Implementation tradeoffs and executive recommendations
The most common implementation mistake is trying to automate every procurement process at once. Construction enterprises should instead prioritize high-friction workflows where response delays, cost variance, and manual coordination are already measurable. RFQ management, approval routing, supplier responsiveness analytics, and committed-cost visibility are often the best starting points because they produce operational value without requiring full process redesign.
Executives should also avoid treating AI procurement automation as a standalone procurement initiative.

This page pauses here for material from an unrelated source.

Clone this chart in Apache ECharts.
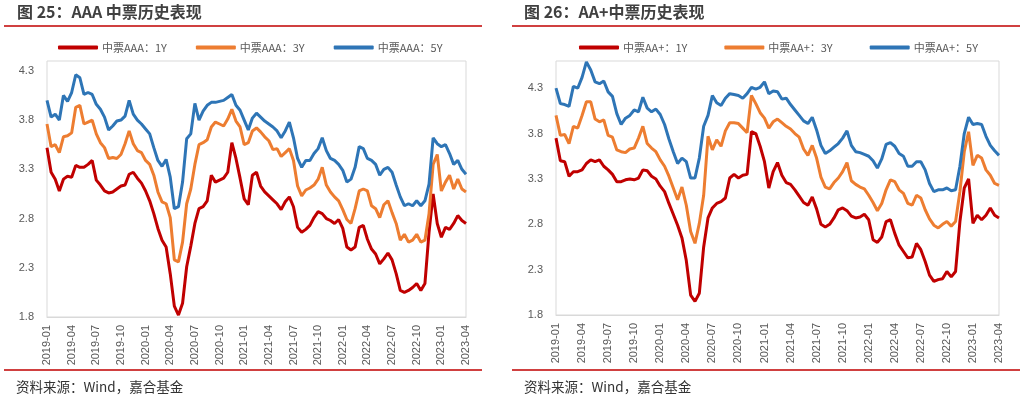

The strongest outcomes come when procurement modernization is linked to ERP strategy, project controls, finance reporting, and operational resilience planning. This ensures that procurement intelligence supports enterprise decision-making rather than creating another disconnected analytics layer.
A practical roadmap usually starts with data readiness, workflow mapping, and governance design. From there, organizations can deploy targeted AI copilots and orchestration services, measure cycle time and cost-control improvements, and expand into predictive operations such as supplier risk forecasting, demand planning, and cross-project sourcing optimization. The goal is not just faster purchasing. It is a scalable procurement intelligence capability that improves how the enterprise plans, buys, and responds.